• _What you should do_
Repeat the material below word for word and leave out all pictures.

• _Material provided_
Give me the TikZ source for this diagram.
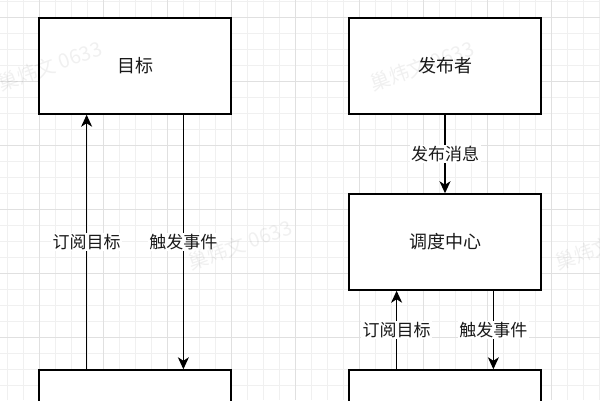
\documentclass[tikz,border=0pt]{standalone}
\usepackage{fontspec}
\setmainfont{Noto Sans CJK SC}
\usetikzlibrary{arrows.meta,calc}
\definecolor{gridminor}{HTML}{F0F0F0}
\definecolor{gridmajor}{HTML}{E0E0E0}
\tikzset{
  box/.style={draw=black, line width=1.5pt, fill=white, minimum width=192pt, minimum height=96pt, inner sep=0pt, font=\fontsize{18}{20}\selectfont, text=black!90},
  arr/.style={line width=1.5pt, -{Stealth[length=12pt,width=11pt,inset=3.5pt]}},
  lbl/.style={fill=white, inner sep=1.5pt, font=\fontsize{17}{19}\selectfont, text=black!90},
  wm/.style={text=black, opacity=0.06, rotate=20, font=\fontsize{20}{22}\selectfont, anchor=base west}
}
\begin{document}
\begin{tikzpicture}[x=1pt,y=-1pt]
\useasboundingbox (0,0) rectangle (600,400);
\fill[white] (0,0) rectangle (600,400);
% grid
\foreach \gx in {7,23,...,599} \draw[gridminor, line width=1pt] (\gx,0) -- (\gx,400);
\foreach \gy in {1,17,...,399} \draw[gridminor, line width=1pt] (0,\gy) -- (600,\gy);
\foreach \gx in {39,103,...,599} \draw[gridmajor, line width=1pt] (\gx,0) -- (\gx,400);
\foreach \gy in {17,81,...,399} \draw[gridmajor, line width=1pt] (0,\gy) -- (600,\gy);
% boxes
\node[box] (tg) at (135,66) {目标};
\node[box] (pub) at (445,66) {发布者};
\node[box] (ctr) at (445,242) {调度中心};
\node[box] (bl) at (135,418) {};
\node[box] (br) at (445,418) {};
% connectors
\draw[arr] ($(bl.north west)!0.25!(bl.north east)$) -- node[lbl] (l1) {订阅目标} ($(tg.south west)!0.25!(tg.south east)$);
\draw[arr] ($(tg.south west)!0.75!(tg.south east)$) -- node[lbl] (l2) {触发事件} ($(bl.north west)!0.75!(bl.north east)$);
\draw[arr] (pub.south) -- node[lbl] (l3) {发布消息} (ctr.north);
\draw[arr] ($(br.north west)!0.25!(br.north east)$) -- node[lbl] (l4) {订阅目标} ($(ctr.south west)!0.25!(ctr.south east)$);
\draw[arr] ($(ctr.south west)!0.75!(ctr.south east)$) -- node[lbl] (l5) {触发事件} ($(br.north west)!0.75!(br.north east)$);
% watermark
\node[wm] (w1) at (-2,93) {巢炜文 0633};
\node[wm] (w2) at (370,93) {巢炜文 0633};
\node[wm] (w3) at (188,272) {巢炜文 0633};
\node[wm] (w4) at (555,272) {巢炜文 0633};
\end{tikzpicture}
\end{document}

• _Worked answer_
Give me the TikZ source for this diagram.
\documentclass[tikz,border=0pt]{standalone}
\usepackage{fontspec}
\setmainfont{Noto Sans CJK SC}
\usetikzlibrary{arrows.meta,calc}
\definecolor{gridminor}{HTML}{F0F0F0}
\definecolor{gridmajor}{HTML}{E0E0E0}
\tikzset{
  box/.style={draw=black, line width=1.5pt, fill=white, minimum width=192pt, minimum height=96pt, inner sep=0pt, font=\fontsize{18}{20}\selectfont, text=black!90},
  arr/.style={line width=1.5pt, -{Stealth[length=12pt,width=11pt,inset=3.5pt]}},
  lbl/.style={fill=white, inner sep=1.5pt, font=\fontsize{17}{19}\selectfont, text=black!90},
  wm/.style={text=black, opacity=0.06, rotate=20, font=\fontsize{20}{22}\selectfont, anchor=base west}
}
\begin{document}
\begin{tikzpicture}[x=1pt,y=-1pt]
\useasboundingbox (0,0) rectangle (600,400);
\fill[white] (0,0) rectangle (600,400);
% grid
\foreach \gx in {7,23,...,599} \draw[gridminor, line width=1pt] (\gx,0) -- (\gx,400);
\foreach \gy in {1,17,...,399} \draw[gridminor, line width=1pt] (0,\gy) -- (600,\gy);
\foreach \gx in {39,103,...,599} \draw[gridmajor, line width=1pt] (\gx,0) -- (\gx,400);
\foreach \gy in {17,81,...,399} \draw[gridmajor, line width=1pt] (0,\gy) -- (600,\gy);
% boxes
\node[box] (tg) at (135,66) {目标};
\node[box] (pub) at (445,66) {发布者};
\node[box] (ctr) at (445,242) {调度中心};
\node[box] (bl) at (135,418) {};
\node[box] (br) at (445,418) {};
% connectors
\draw[arr] ($(bl.north west)!0.25!(bl.north east)$) -- node[lbl] (l1) {订阅目标} ($(tg.south west)!0.25!(tg.south east)$);
\draw[arr] ($(tg.south west)!0.75!(tg.south east)$) -- node[lbl] (l2) {触发事件} ($(bl.north west)!0.75!(bl.north east)$);
\draw[arr] (pub.south) -- node[lbl] (l3) {发布消息} (ctr.north);
\draw[arr] ($(br.north west)!0.25!(br.north east)$) -- node[lbl] (l4) {订阅目标} ($(ctr.south west)!0.25!(ctr.south east)$);
\draw[arr] ($(ctr.south west)!0.75!(ctr.south east)$) -- node[lbl] (l5) {触发事件} ($(br.north west)!0.75!(br.north east)$);
% watermark
\node[wm] (w1) at (-2,93) {巢炜文 0633};
\node[wm] (w2) at (370,93) {巢炜文 0633};
\node[wm] (w3) at (188,272) {巢炜文 0633};
\node[wm] (w4) at (555,272) {巢炜文 0633};
\end{tikzpicture}
\end{document}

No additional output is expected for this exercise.